Principes fondamentaux
Seulement, la liberté de presse est l’un des fondements de la démocratie. Elle repose sur la liberté d’opinion et la liberté d’expression. Entraver le libre exercice de ces libertés revient à fouler au pied les dispositions de la Déclaration de droits de l’homme et du citoyen de 1789 et de la Déclaration universelle des droits de l’homme de 1948, annexées à la Constitution de notre pays. Les pouvoirs publics ayant le devoir de défendre le bloc de constitutionnalité, leur action doit s’inscrire dans le strict respect de certains principes. La police ne saurait, par conséquent, organiser des expéditions punitives sur un coup de tête. Elle ne doit opérer hors de tout cadre légal et sans tenir compte de la sécurité, de la morale, de la tranquillité et de la paix. Elle ne peut agir par vengeance, revanche ou pour laver l’honneur d’un de ses agents voire pour les beaux yeux d’un dirigeant politique, fut-il important.
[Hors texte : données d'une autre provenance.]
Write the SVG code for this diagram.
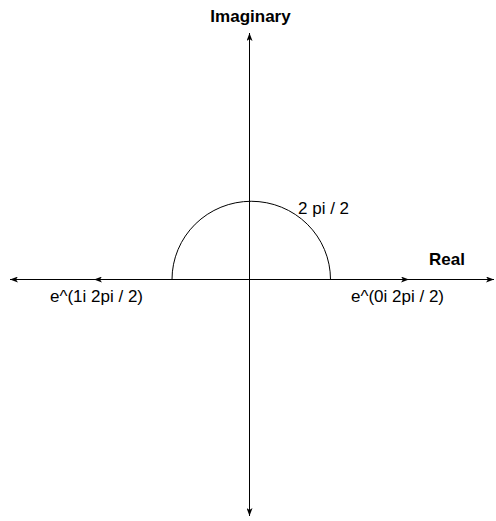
<svg xmlns="http://www.w3.org/2000/svg" width="496" height="521" viewBox="0 0 496 521">
<defs>
<style>
.ln{stroke:#000;stroke-width:1;fill:none}
.lbl{font-family:"Liberation Sans",Arial,sans-serif;font-size:17px;fill:#000}
.b{font-weight:bold}
</style>
<marker id="ah" viewBox="0 0 8 6" refX="8" refY="3" markerWidth="8" markerHeight="6" markerUnits="userSpaceOnUse" orient="auto">
<path d="M0,0 L8,3 L0,6 L2,3 Z" fill="#000"/>
</marker>
</defs>
<rect width="496" height="521" fill="#fff"/>
<g id="connectors">
<line class="ln" x1="249.5" y1="279.5" x2="10" y2="279.5" marker-end="url(#ah)"/>
<line class="ln" x1="249.5" y1="279.5" x2="94" y2="279.5" marker-end="url(#ah)"/>
<line class="ln" x1="249.5" y1="279.5" x2="494" y2="279.5" marker-end="url(#ah)"/>
<line class="ln" x1="249.5" y1="279.5" x2="409" y2="279.5" marker-end="url(#ah)"/>
<line class="ln" x1="249.5" y1="279.5" x2="249.5" y2="33" marker-end="url(#ah)"/>
<line class="ln" x1="249.5" y1="279.5" x2="249.5" y2="516" marker-end="url(#ah)"/>
<path class="ln" d="M172,279.5 A78,77 0 0 1 330.5,279.5"/>
</g>
<g id="imaginary"><text class="lbl b" x="250.5" y="22" text-anchor="middle">Imaginary</text></g>
<g id="real"><text class="lbl b" x="429" y="265">Real</text></g>
<g id="arc-label"><text class="lbl" x="298" y="214">2 pi / 2</text></g>
<g id="pt1"><text class="lbl" x="50" y="302">e^(1i 2pi / 2)</text></g>
<g id="pt0"><text class="lbl" x="351" y="302">e^(0i 2pi / 2)</text></g>
</svg>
Ces principes fondamentaux, les forces sociales nationales les ont énumérés en 1990 lors de la Conférence nationale. Elles les ont réaffirmés lors des luttes sociales et politiques. Mais, les vieilles habitudes ont la vie dure. Les détenteurs de l’autorité publique se sentent investis d’un pouvoir sur le peuple, si ce n’est d’un droit de vie ou de mort sur les citoyens lambda. Leurs certitudes se fondent sur les protections dont ils bénéficient, sur un sentiment d’impunité et sur les collusions politiques existantes. Absente de la salle de rédaction la veille, Raïssa Oy’Asseko, rédacteur en chef adjoint, a même été interpellée le lendemain. Elle aurait été cueillie en matinée devant son domicile.
Mal-être policier
Il ne faut nullement minimiser ou chercher des circonstances atténuantes à ces pratiques d’un autre âge. Le Gabon se veut un Etat organisé. Des voies de recours pour les délits de presse sont clairement mentionnées dans les lois et règlements nationaux. Les institutions responsables aussi sont formellement identifiées. Pour la police, il aurait été plus honorable de s’y plier. Sa volonté de se faire justice ou de montrer sa puissance l’a définitivement plongée dans les abîmes du discrédit et du déshonneur. La sûreté et la protection des droits humains étant au cœur de sa mission, son efficacité et sa légitimité procèdent de la confiance des populations et non de ses liens avec la classe dirigeante.
Pour être respectée et se faire obéir, la police n’a pas besoin d’utiliser systématiquement la force. Surtout dans un Etat démocratique, où elle doit pouvoir bénéficier du soutien l’opinion publique et de la coopération de la population. Malheureusement, au Gabon, ses rapports avec la population sont trop marqués du sceau de la méfiance voire de la défiance. Même si ses dirigeants feignent de l’ignorer, ces relations conflictuelles sont le signe d’un malaise interne, d’un mal-être policier. Dans un tel contexte, «l’affaire Nord éditions» pourrait fortement contribuer à exacerber le divorce entre l’opinion publique et elle.